> [Input]:
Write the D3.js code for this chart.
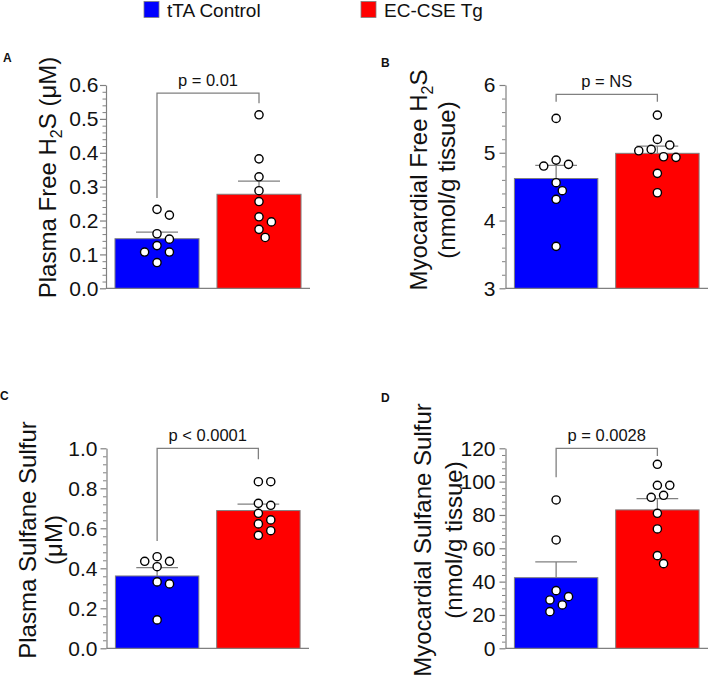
<!DOCTYPE html>
<html><head><meta charset="utf-8">
<script src="https://cdn.jsdelivr.net/npm/d3@7"></script>
<style>
body{margin:0;background:#fff}
svg{display:block}
text{font-family:"Liberation Sans",Arial,Helvetica,sans-serif;fill:#111}
</style>
</head><body>
<svg id="chart" width="709" height="678"></svg>
<script>
// ---------------- data ----------------
const groups = ["tTA Control", "EC-CSE Tg"];
const groupColors = ["#0000ff", "#ff0000"];

// A: Plasma free H2S (µM)
const plasmaH2S_ctrl = [0.233, 0.216, 0.161, 0.145, 0.126, 0.107, 0.107, 0.076];
const plasmaH2S_tg   = [0.512, 0.382, 0.329, 0.288, 0.256, 0.211, 0.196, 0.174, 0.150];
// B: Myocardial free H2S (nmol/g tissue)
const myoH2S_ctrl = [5.507, 4.892, 4.829, 4.804, 4.558, 4.440, 4.313, 3.619];
const myoH2S_tg   = [5.556, 5.197, 5.114, 5.050, 5.030, 4.941, 4.932, 4.696, 4.410];
// C: Plasma sulfane sulfur (µM)
const plasmaSS_ctrl = [0.458, 0.435, 0.435, 0.408, 0.332, 0.322, 0.142];
const plasmaSS_tg   = [0.833, 0.833, 0.725, 0.715, 0.675, 0.642, 0.622, 0.588, 0.565];
// D: Myocardial sulfane sulfur (nmol/g tissue)
const myoSS_ctrl = [89.0, 65.0, 34.6, 31.0, 29.0, 26.0, 22.0];
const myoSS_tg   = [110.4, 97.8, 97.8, 91.8, 90.6, 81.0, 71.6, 55.6, 50.8];

// axis ticks
const ticksA = [0, 0.1, 0.2, 0.3, 0.4, 0.5, 0.6];
const ticksB = [3, 4, 5, 6];
const ticksC = [0, 0.2, 0.4, 0.6, 0.8, 1.0];
const ticksD = [0, 20, 40, 60, 80, 100, 120];

// significance annotations
const pLabels = ["p = 0.01", "p = NS", "p < 0.0001", "p = 0.0028"];
const bracketLevels = [0.576, 5.861, 1.0, 120];
const bracketLegEnds = [[0.2665, 0.546], [5.752, 5.752], [0.5365, 0.945], [102.6, 115.4]];

// ---------------- layout ----------------
const svg = d3.select("#chart");
const GRAY = "#808080";

const panels = [
  {label: "A", lx: 3, ly: 62, data: [plasmaH2S_ctrl, plasmaH2S_tg], ticks: ticksA, fmt: d3.format(".1f"), minor: 0.02,
   x0: 106, x1: 310, yTop: 85, yBot: 288.3, pad: 1.5,
   title: {cy: 177.5, lines: [{x: 56, parts: [["Plasma Free H"], ["2", true], ["S (μM)"]]}]}},
  {label: "B", lx: 381, ly: 66.5, data: [myoH2S_ctrl, myoH2S_tg], ticks: ticksB, fmt: d3.format("d"), minor: 0.2,
   x0: 505.5, x1: 708, yTop: 85, yBot: 288.3, pad: 4,
   title: {cy: 180, lines: [{x: 427, parts: [["Myocardial Free H"], ["2", true], ["S"]]}, {x: 455, parts: [["(nmol/g tissue)"]]}]}},
  {label: "C", lx: 0, ly: 400, data: [plasmaSS_ctrl, plasmaSS_tg], ticks: ticksC, fmt: d3.format(".1f"), minor: 0.04,
   x0: 106.5, x1: 309, yTop: 448.3, yBot: 648.3, pad: 3,
   title: {cy: 540, lines: [{x: 35.5, parts: [["Plasma Sulfane Sulfur"]]}, {x: 62, parts: [["(μM)"]]}]}},
  {label: "D", lx: 381, ly: 401.5, data: [myoSS_ctrl, myoSS_tg], ticks: ticksD, fmt: d3.format("d"), minor: 4,
   x0: 505.5, x1: 708, yTop: 448.3, yBot: 648.3, pad: 4,
   title: {cy: 540, lines: [{x: 430.5, parts: [["Myocardial Sulfane Sulfur"]]}, {x: 462, parts: [["(nmol/g tissue)"]]}]}}
];

// legend
const legendPos = [{rx: 144, tx: 167}, {rx: 361, tx: 384}];
groups.forEach((g, i) => {
  svg.append("rect").attr("x", legendPos[i].rx).attr("y", 1.5).attr("width", 15).attr("height", 16)
    .attr("fill", groupColors[i]).attr("stroke", GRAY).attr("stroke-width", 0.8);
  svg.append("text").attr("x", legendPos[i].tx).attr("y", 17).attr("font-size", 19).text(g);
});

function swarm(values, y, step, minD) {
  const order = values.map((v, i) => i).sort((a, b) => values[b] - values[a]);
  const placed = [];
  const offs = new Array(values.length).fill(0);
  order.forEach(i => {
    const py = y(values[i]);
    for (let k = 0; k < 20; k++) {
      const m = k === 0 ? 0 : (k % 2 ? Math.ceil(k / 2) : -Math.ceil(k / 2));
      const ox = m * step;
      const hit = placed.some(p => (p.x - ox) ** 2 + (p.y - py) ** 2 < minD * minD);
      if (!hit) { offs[i] = ox; placed.push({x: ox, y: py}); break; }
    }
  });
  return offs;
}

panels.forEach((P, pi) => {
  const g = svg.append("g");
  const dom = [P.ticks[0], P.ticks[P.ticks.length - 1]];
  const y = d3.scaleLinear().domain(dom).range([P.yBot, P.yTop]);
  const x = d3.scaleBand().domain(groups).range([P.x0, P.x1]).paddingInner(0.176).paddingOuter(0.088);
  const bw = x.bandwidth();

  // minor ticks
  const minorVals = d3.range(dom[0], dom[1] + P.minor / 2, P.minor)
    .filter(v => !P.ticks.some(t => Math.abs(t - v) < P.minor / 10));
  const minorAx = g.append("g").attr("transform", `translate(${P.x0},0)`)
    .call(d3.axisLeft(y).tickValues(minorVals).tickSize(3.5).tickFormat("").tickSizeOuter(0));
  minorAx.select(".domain").remove();
  minorAx.selectAll("line").attr("stroke", GRAY);

  // major axis
  const ax = g.append("g").attr("transform", `translate(${P.x0},0)`)
    .call(d3.axisLeft(y).tickValues(P.ticks).tickSize(6).tickPadding(P.pad).tickFormat(P.fmt).tickSizeOuter(0));
  ax.select(".domain").attr("stroke", GRAY).attr("stroke-width", 1.2);
  ax.selectAll(".tick line").attr("stroke", GRAY).attr("stroke-width", 1.2);
  ax.selectAll(".tick text").attr("font-size", 21).attr("fill", "#111")
    .attr("font-family", '"Liberation Sans",Arial,sans-serif');

  // bottom baseline
  g.append("line").attr("x1", P.x0).attr("x2", P.x1).attr("y1", y(dom[0])).attr("y2", y(dom[0]))
    .attr("stroke", GRAY).attr("stroke-width", 1.2);

  // bars + error bars + points
  P.data.forEach((vals, gi) => {
    const mean = d3.mean(vals);
    const sem = d3.deviation(vals) / Math.sqrt(vals.length);
    const gx = x(groups[gi]);
    const cx = gx + bw / 2;
    g.append("rect").attr("x", gx).attr("y", y(mean)).attr("width", bw).attr("height", y(dom[0]) - y(mean))
      .attr("fill", groupColors[gi]).attr("stroke", GRAY).attr("stroke-width", 1);
    g.append("line").attr("x1", cx).attr("x2", cx).attr("y1", y(mean)).attr("y2", y(mean + sem))
      .attr("stroke", GRAY).attr("stroke-width", 1.3);
    g.append("line").attr("x1", cx - bw / 4).attr("x2", cx + bw / 4).attr("y1", y(mean + sem)).attr("y2", y(mean + sem))
      .attr("stroke", GRAY).attr("stroke-width", 1.3);
    const offs = swarm(vals, y, 6.2, 10);
    g.selectAll(null).data(vals).join("circle")
      .attr("cx", (d, i) => cx + offs[i]).attr("cy", d => y(d)).attr("r", 4.1)
      .attr("fill", "#fff").attr("stroke", "#000").attr("stroke-width", 1.4);
  });

  // bracket
  const c1 = x(groups[0]) + bw / 2, c2 = x(groups[1]) + bw / 2;
  const lev = y(bracketLevels[pi]);
  g.append("path")
    .attr("d", `M${c1},${y(bracketLegEnds[pi][0])}V${lev}H${c2}V${y(bracketLegEnds[pi][1])}`)
    .attr("fill", "none").attr("stroke", GRAY).attr("stroke-width", 1.3);
  g.append("text").attr("x", (c1 + c2) / 2).attr("y", lev - 7).attr("text-anchor", "middle")
    .attr("font-size", 16.5).text(pLabels[pi]);

  // panel letter
  g.append("text").attr("x", P.lx).attr("y", P.ly).attr("font-size", 12).attr("font-weight", "bold").text(P.label);

  // axis title
  P.title.lines.forEach(L => {
    const t = g.append("text").attr("transform", `translate(${L.x},${P.title.cy}) rotate(-90)`)
      .attr("text-anchor", "middle").attr("font-size", 24);
    L.parts.forEach(part => {
      if (part[1]) {
        t.append("tspan").attr("font-size", 16).attr("dy", 6).text(part[0]);
      } else {
        const ts = t.append("tspan").text(part[0]);
        if (t.selectAll("tspan").size() > 1) ts.attr("dy", -6);
      }
    });
  });
});
</script>
</body></html>
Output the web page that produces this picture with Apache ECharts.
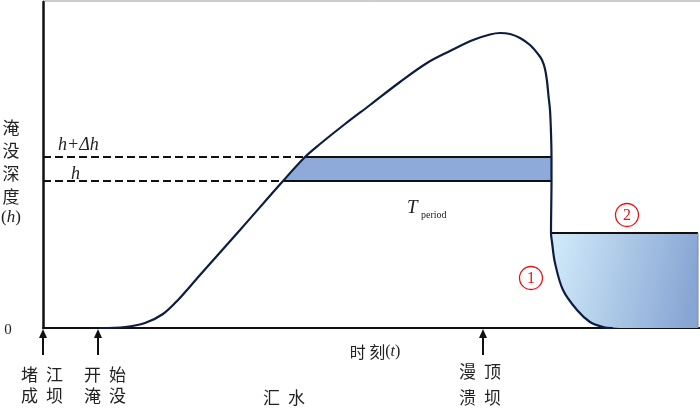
<!DOCTYPE html>
<html>
<head>
<meta charset="utf-8">
<script src="https://cdn.jsdelivr.net/npm/echarts@6/dist/echarts.min.js"></script>
<style>
  html, body { margin: 0; padding: 0; background: #fff; }
  #main { width: 700px; height: 408px; }
</style>
</head>
<body>
<div id="main"></div>
<script>
// rising limb of the inundation depth curve (time t, depth h), up to the peak
const riseT = [100, 125, 145, 163, 178, 200, 240, 283, 305, 320, 345, 370, 400, 427, 450, 473, 490];
const riseH = [0, 1, 5, 14, 28, 53, 98, 147, 171, 184, 204, 223, 246, 265, 277, 288, 293.5];
// falling limb: from the peak, down the dam-break drop, into the permanent zone
const fallT = [500, 510, 520, 530, 538, 542, 545, 547, 548.5, 550, 551, 551.5, 551.5, 551, 552, 555, 563, 577, 590, 603, 612];
const fallH = [295, 294, 290, 283, 274, 268, 259, 247, 232, 218, 195, 171, 147, 95, 86, 65, 38, 18, 6, 1, 0];

// depth levels h and h+Δh, and where the curve crosses them
const levelH = [147, 171];
const levelCrossT = [283, 305];
const dropT = 551.5;

// T_period band
const bandT = [283, 305, 551.5, 551.5];
const bandH = [147, 171, 171, 147];

// permanent inundation zone
const zoneT = [551, 552, 555, 563, 577, 590, 603, 620, 698, 698];
const zoneH = [95, 86, 65, 38, 18, 6, 1, 0, 0, 95];

// events on the time axis
const eventT = [43, 98, 483];
const eventLabels = [['堵江', '成坝'], ['开始', '淹没'], ['漫顶', '溃坝']];
const phaseT = [284];
const phaseLabels = ['汇水'];

const chart = echarts.init(document.getElementById('main'));

function polygon(ts, hs, fill) {
    return {
        type: 'custom',
        silent: true,
        data: [[ts[0], hs[0]]],
        renderItem: (params, api) => ({
            type: 'polygon',
            shape: { points: ts.map((t, i) => api.coord([t, hs[i]])) },
            style: { fill: fill }
        })
    };
}

function seg(data, color, width, type) {
    return {
        type: 'line',
        data: data,
        symbol: 'none',
        silent: true,
        lineStyle: { color: color, width: width, type: type || 'solid' },
        z: 3
    };
}

const curveT = riseT.concat(fallT);
const curveH = riseH.concat(fallH);

const zoneFill = new echarts.graphic.LinearGradient(0, 0, 1, 0.3, [
    { offset: 0, color: '#d2ecfa' },
    { offset: 1, color: '#88a6d4' }
]);

const series = [
    polygon(bandT, bandH, '#8eaad9'),
    polygon(zoneT, zoneH, zoneFill),
    {
        type: 'line',
        data: curveT.map((t, i) => [t, curveH[i]]),
        symbol: 'none',
        smooth: 0.35,
        silent: true,
        lineStyle: { color: '#0e1c40', width: 2.2, cap: 'round' },
        z: 4
    },
    seg([[zoneT[0], zoneH[0]], [zoneT[zoneT.length - 1], zoneH[zoneH.length - 1]]], '#111', 2),
    seg([[698, 95], [698, 0]], '#888', 1)
];
levelH.forEach((h, i) => {
    series.push(seg([[43, h], [levelCrossT[i], h]], '#111', 2, [8, 4]));
    series.push(seg([[levelCrossT[i], h], [dropT, h]], '#111', 2));
});

chart.setOption({
    animation: false,
    grid: { left: 43, right: 0, top: 2, bottom: 80 },
    xAxis: {
        type: 'value', min: 43, max: 700,
        axisLine: { show: true, onZero: false, lineStyle: { color: '#111', width: 2 } },
        axisTick: { show: false }, axisLabel: { show: false }, splitLine: { show: false }
    },
    yAxis: {
        type: 'value', min: 0, max: 326,
        axisLine: { show: true, onZero: false, lineStyle: { color: '#111', width: 2.5 } },
        axisTick: { show: false }, axisLabel: { show: false }, splitLine: { show: false }
    },
    series: series
});

const cjk = '"Noto Sans CJK SC", sans-serif';
const serif = '"Liberation Serif", "DejaVu Serif", serif';
const g = [];

function txt(x, y, s, font, fill, align) {
    g.push({
        type: 'text', x: x, y: y, silent: true,
        style: { text: s, font: font, fill: fill || '#222', align: align || 'center', verticalAlign: 'middle' }
    });
}
function spaced(cx, y, s, step, font, fill) {
    const chars = Array.from(s);
    chars.forEach((c, i) => txt(cx + (i - (chars.length - 1) / 2) * step, y, c, font, fill));
}

// faint top border
g.push({ type: 'line', silent: true, shape: { x1: 43, y1: 1, x2: 700, y2: 1 }, style: { stroke: '#999', lineWidth: 1 } });

// y axis title, stacked
['淹', '没', '深', '度'].forEach((c, i) => txt(11, 128 + i * 23, c, '17px ' + cjk, '#222'));
g.push({ type: 'text', x: 11, y: 218, silent: true, style: { rich: { a: { font: '17px ' + serif, fill: '#222' }, b: { font: 'italic 17px ' + serif, fill: '#222' } }, text: '{a|(}{b|h}{a|)}', align: 'center', verticalAlign: 'middle' } });
txt(8, 330, '0', '15px ' + serif, '#222');

// level labels
txt(58, 145, 'h+Δh', 'italic 18px ' + serif, '#222', 'left');
txt(71, 174, 'h', 'italic 18px ' + serif, '#222', 'left');

// T_period
txt(407, 208, 'T', 'italic 19px ' + serif, '#222', 'left');
txt(421, 215, 'period', '10px ' + serif, '#222', 'left');

// x axis title
g.push({ type: 'text', x: 375, y: 352, silent: true, style: { rich: { a: { font: '16px ' + cjk, fill: '#222' }, s: { font: '16px ' + serif, fill: '#222' }, t: { font: 'italic 16px ' + serif, fill: '#222' } }, text: '{a|时 刻}{s|(}{t|t}{s|)}', align: 'center', verticalAlign: 'middle' } });

// event arrows and labels
const baseY = chart.convertToPixel({ yAxisIndex: 0 }, 0);
eventT.forEach((t, i) => {
    const x = chart.convertToPixel({ xAxisIndex: 0 }, t);
    g.push({ type: 'line', silent: true, shape: { x1: x, y1: baseY + 27, x2: x, y2: baseY + 8 }, style: { stroke: '#111', lineWidth: 2 } });
    g.push({ type: 'polygon', silent: true, shape: { points: [[x - 4, baseY + 10], [x + 4, baseY + 10], [x, baseY + 1]] }, style: { fill: '#111' } });
    const cx = i === 0 ? 42 : (i === 1 ? 105 : x - 3);
    const y0 = i === 2 ? 372 : 375;
    spaced(cx, y0, eventLabels[i][0], 25, '17px ' + cjk, '#222');
    spaced(cx, y0 + (i === 2 ? 26 : 21), eventLabels[i][1], 25, '17px ' + cjk, '#222');
});
phaseT.forEach((t, i) => {
    const x = chart.convertToPixel({ xAxisIndex: 0 }, t);
    spaced(x, 398, phaseLabels[i], 25, '17px ' + cjk, '#222');
});

// permanent zone label and circled markers
spaced(624, 272, '永久淹没区', 22.5, '19px ' + cjk, '#222');
[[531, 278, '1'], [627, 215, '2']].forEach(m => {
    g.push({ type: 'circle', silent: true, shape: { cx: m[0], cy: m[1], r: 11.5 }, style: { fill: 'none', stroke: '#e3141b', lineWidth: 1.3 } });
    txt(m[0], m[1] + 1, m[2], '16px ' + serif, '#e3141b');
});

chart.setOption({ graphic: g });
</script>
</body>
</html>
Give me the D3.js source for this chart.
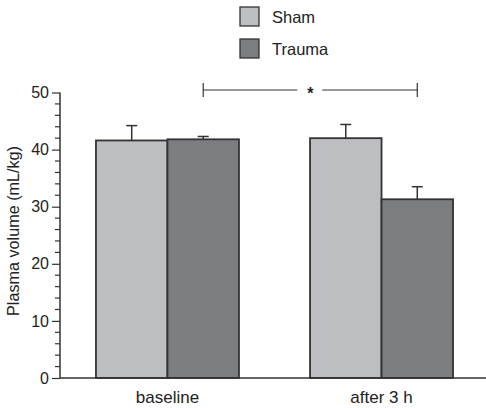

> [What this task involves]:
Repeat the listing above exactly from its first line to the line containing "const ticksD = [0, 20, 40, 60, 80, 100, 120];", both included, and omit the pictures.

> [Problem solution]:
Write the D3.js code for this chart.
<!DOCTYPE html>
<html><head><meta charset="utf-8">
<script src="https://cdn.jsdelivr.net/npm/d3@7"></script>
<style>
body{margin:0;background:#fff}
svg{display:block}
text{font-family:"Liberation Sans",Arial,Helvetica,sans-serif;fill:#111}
</style>
</head><body>
<svg id="chart" width="709" height="678"></svg>
<script>
// ---------------- data ----------------
const groups = ["tTA Control", "EC-CSE Tg"];
const groupColors = ["#0000ff", "#ff0000"];

// A: Plasma free H2S (µM)
const plasmaH2S_ctrl = [0.233, 0.216, 0.161, 0.145, 0.126, 0.107, 0.107, 0.076];
const plasmaH2S_tg   = [0.512, 0.382, 0.329, 0.288, 0.256, 0.211, 0.196, 0.174, 0.150];
// B: Myocardial free H2S (nmol/g tissue)
const myoH2S_ctrl = [5.507, 4.892, 4.829, 4.804, 4.558, 4.440, 4.313, 3.619];
const myoH2S_tg   = [5.556, 5.197, 5.114, 5.050, 5.030, 4.941, 4.932, 4.696, 4.410];
// C: Plasma sulfane sulfur (µM)
const plasmaSS_ctrl = [0.458, 0.435, 0.435, 0.408, 0.332, 0.322, 0.142];
const plasmaSS_tg   = [0.833, 0.833, 0.725, 0.715, 0.675, 0.642, 0.622, 0.588, 0.565];
// D: Myocardial sulfane sulfur (nmol/g tissue)
const myoSS_ctrl = [89.0, 65.0, 34.6, 31.0, 29.0, 26.0, 22.0];
const myoSS_tg   = [110.4, 97.8, 97.8, 91.8, 90.6, 81.0, 71.6, 55.6, 50.8];

// axis ticks
const ticksA = [0, 0.1, 0.2, 0.3, 0.4, 0.5, 0.6];
const ticksB = [3, 4, 5, 6];
const ticksC = [0, 0.2, 0.4, 0.6, 0.8, 1.0];
const ticksD = [0, 20, 40, 60, 80, 100, 120];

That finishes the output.